Future Tense

Why Would Anyone Want a Facebook Phone? Because It Isn’t a Facebook Phone.

The HTC First will be the first phone to come with Facebook Home preinstalled as the default home screen.

The HTC First will be the first phone to come with Facebook Home preinstalled as the default home screen.

Screenshot / Facebook Live

Facebook has been insisting for months that it is not building a “Facebook phone,” but no one believed it. It turns out the company was telling the truth, technically. What Facebook has built isn’t a phone, but a piece of software called “Facebook Home,” designed to take over your Android phone by putting your Facebook feed and Facebook messages front and center. Facebook enthusiasts with certain Android phones can download it on the Google Play store starting April 12.

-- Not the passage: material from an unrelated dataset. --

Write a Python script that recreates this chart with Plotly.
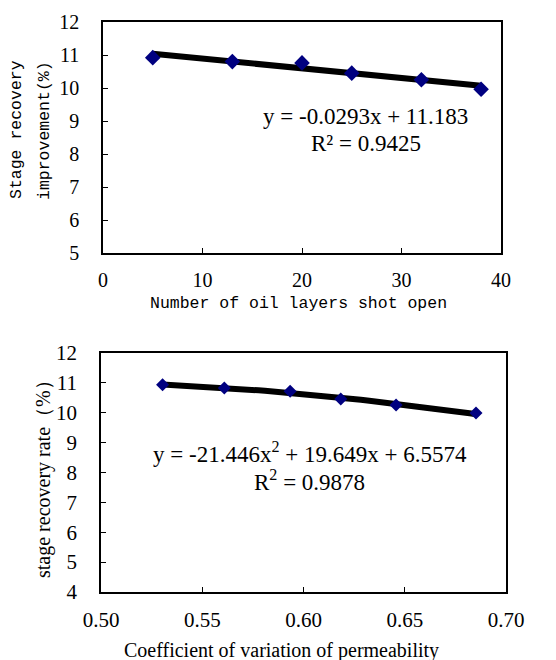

But just because Facebook didn’t build a Facebook phone doesn’t mean there’s no Facebook Phone. Instead, everyone’s favorite (and least-favorite) social network has partnered with HTC and AT&T on a new Android phone called the “HTC First,” which will come with Facebook Home pre-installed as the default home screen. That, too, will be available on April 12.

Technicalities aside, the question on everyone’s mind remains, “Why would anyone want a Facebook phone?” Here are five reasons:

Because it’s cheap. The HTC First will cost just $99.99 with an AT&T contract.

Because you can finally stop checking Facebook all the time. Android users spend an average of 18 percent of their mobile-phone time using the Facebook app, not to mention Facebook Messenger and other Facebook services. Why not cut out the middleman and just load Facebook when you turn on your phone? Facebook Home replaces the home and lock screens with “cover feed,” a slick, image-heavy slideshow of the top recent posts in your Facebook feed.

Because Chat Heads is more fun than normal text messaging. One of the key features of Facebook Home is “Chat Heads,” which pops your friends’ profile pictures up as little circles in front of whatever else you’re doing on the phone when they send you a text message, a Facebook message, or write on your timeline. It’s a playful and intuitive interface that’s both prettier and easier than flipping back and forth between the Facebook app and your phone’s normal text-message function.

Because you really, really like your friends. The basic assumption behind Facebook Home is that you’d rather see what your friends are up to at any given moment than do things like check the weather or the stock report or Twitter or look something up on Google or on Yelp. You can still do all those things with Facebook Home, but they’re an extra click away.

Because it isn’t really a Facebook phone. Perhaps the most reassuring thing about Facebook Home is that you don’t have to worry about the social network’s inexperience building phones, carrying voice calls, or designing operating systems, because they left those essential tasks to the experts: HTC, AT&T, and Google, respectively, in the case of the HTC First.